The Rapidian

I'm not making this up

Growing up and growing more confident without cosmetics.
Underwriting support from:

/Anna Gretz

Believe me, I don’t look that great without makeup. But I still don’t wear it.

I’m 27 years old. My first experience with makeup was 15 years ago, in 5th grade. Like most 12-year-olds, I was forming a love-hate relationship with Woodland Mall. My friends and I would get dropped off on Saturday afternoons to walk around and eat large, expensive cookies from Mrs. Field’s. Each time, we would pressure each other to buy something: Gap Dream Fragrant Spray-Lotion, or Limited Too Super-Sparkleface Lip Gloss, or a compact of powder foundation from Hudsons. I actually don’t remember trying this out, or buying it, as if it was somehow traumatic and I blocked it from my mind. I do remember getting home, running into my room and hiding the stuff between my mattress and box spring, right next to my diary. I felt embarrassed and ashamed, shallow and completely out of my league. I didn’t know what to do with foundation. So I left it under my bed.

In my later teenaged years, I took all of that pent-up love-hate to the stage of Forest Hills Northern High School. On performance nights, we were to arrive an hour early in order to let other high schoolers smear handfuls of oily sludge onto our faces so we would look better under the stage lights. I secretly liked stage makeup. I thought it made me look prettier. After each performance, while everyone complained about how impossible it was to remove, I admired my even skin tones and blushed cheeks. Almost all of my friends wore makeup on a daily basis, but I still did not allow myself to. This was not because I was secure in how I looked, but because I was deeply insecure, and worried that even if I did try to enhance my looks, I still wouldn’t be beautiful. So I didn’t try.

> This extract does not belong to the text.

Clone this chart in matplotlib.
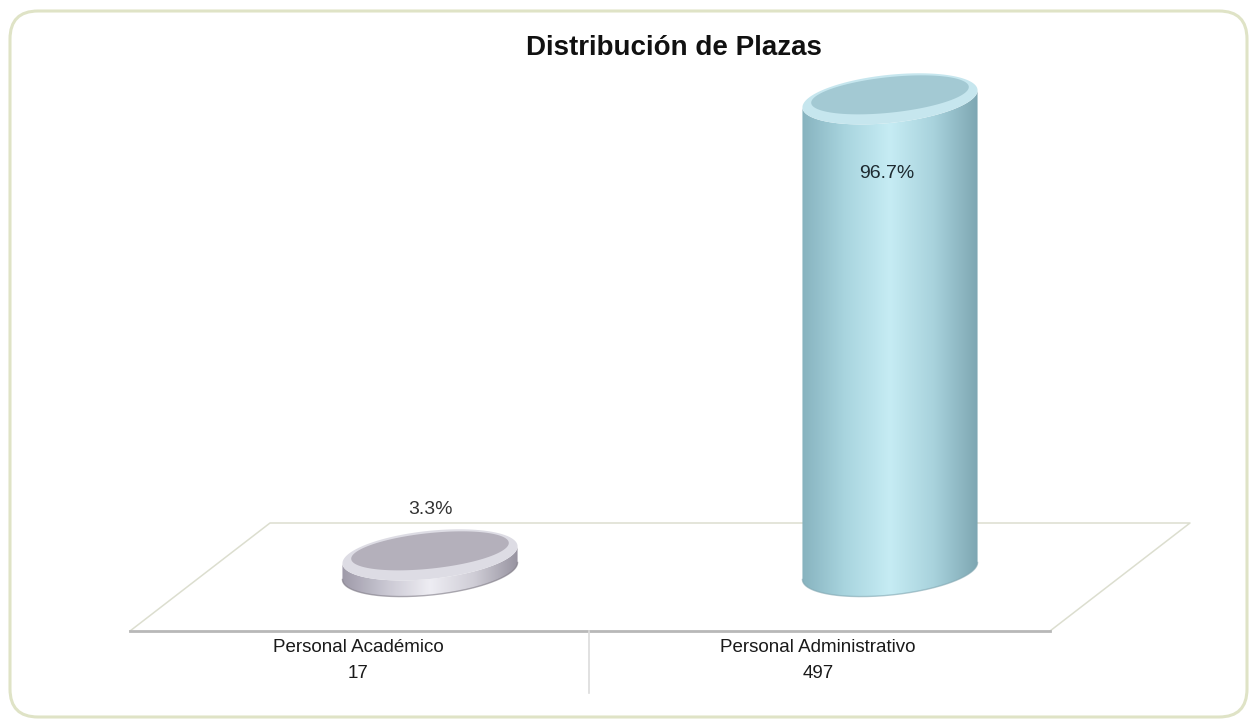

I told people that I didn’t wear cosmetics because my allergies were so bad that it would get totally messed up every day. This is both entirely true, and entirely untrue.

Not trying to wear makeup lead to a few major moments in my life in which makeup was conspicuously absent: my senior prom, and years later, my wedding.

My last few years at FHN, I went on a “dance strike.” I made it clear to all of my friends that I did not believe in the sinful debauchery that took place on the gym floor during “The Thong Song.”

The truth was, I was a little afraid that I wouldn’t have a date, and dancing made me feel self-conscious, so I thought I would avoid that embarrassment by telling all of my potential admirers that I wasn’t going, so don’t even think about it. A few weeks before the senior prom, I was nominated for the prom court, so my attendance at the dance was obligatory. I did have a date (a very sweet and gracious date, as I was a bit of an abrasive teenager), but I tried to underplay the event as much as possible.

I gave every impression that looking pretty was not important to me: I borrowed a dress from a neighbor, did my own hair, and wore no makeup. I did not feel pretty. I did not feel like I deserved to be my high school’s prom queen. But at the end of the night, I was.

Being crowned prom queen is one of those things that people are not supposed to hang on to years later, after real life starts and we all grow up and nothing that happened in high school matters. But that night was important to me.

It was then that I actually started believing that I might be ok. I’m not sure if many people saw through all of my feigned confidence and admired me in spite of it, but people did admire me. If anyone cared that I didn’t wear makeup, they didn’t care that much. I started believing what I had been pretending to believe: that the way I looked wasn’t very important in the big scheme of things, and that when people looked at my face, it was only an identifier that reminded them of all of the other things that I was: funny, and kind, and maybe even talented.

Four years later, I was married, and I walked down the aisle at Oakdale Park CRC as a makeup-less bride. This was my decision, but also my husband’s request. He told me that if I made-up my face, it wouldn’t be mine. I agreed. We didn’t make a big deal about it. On my wedding day, makeup was not an issue.

I have chosen to think about my face as a tool that I can use to communicate, and that others can use to identify me. I don’t think about makeup very much anymore.

I don’t have anything against makeup at all, or anyone who wears it. I think people use it in wonderful ways. But I’ve chosen not to use it, and I want other women to know that this is a valid option.

If makeup causes you stress, you don’t have to use it, and you don’t have to feel weird about it and tell everyone it’s because of your allergies. If it’s something that makes you feel more confident, go for it. It’s a great form of self-expression, and can be stunningly artistic. But you don’t owe it to anyone, and it is not the source of your beauty.

I don’t make an argument for or against makeup. I make an argument in favor of the freedom to choose whether or not you wear it.  As for me, if I made-up face, it wouldn’t be mine.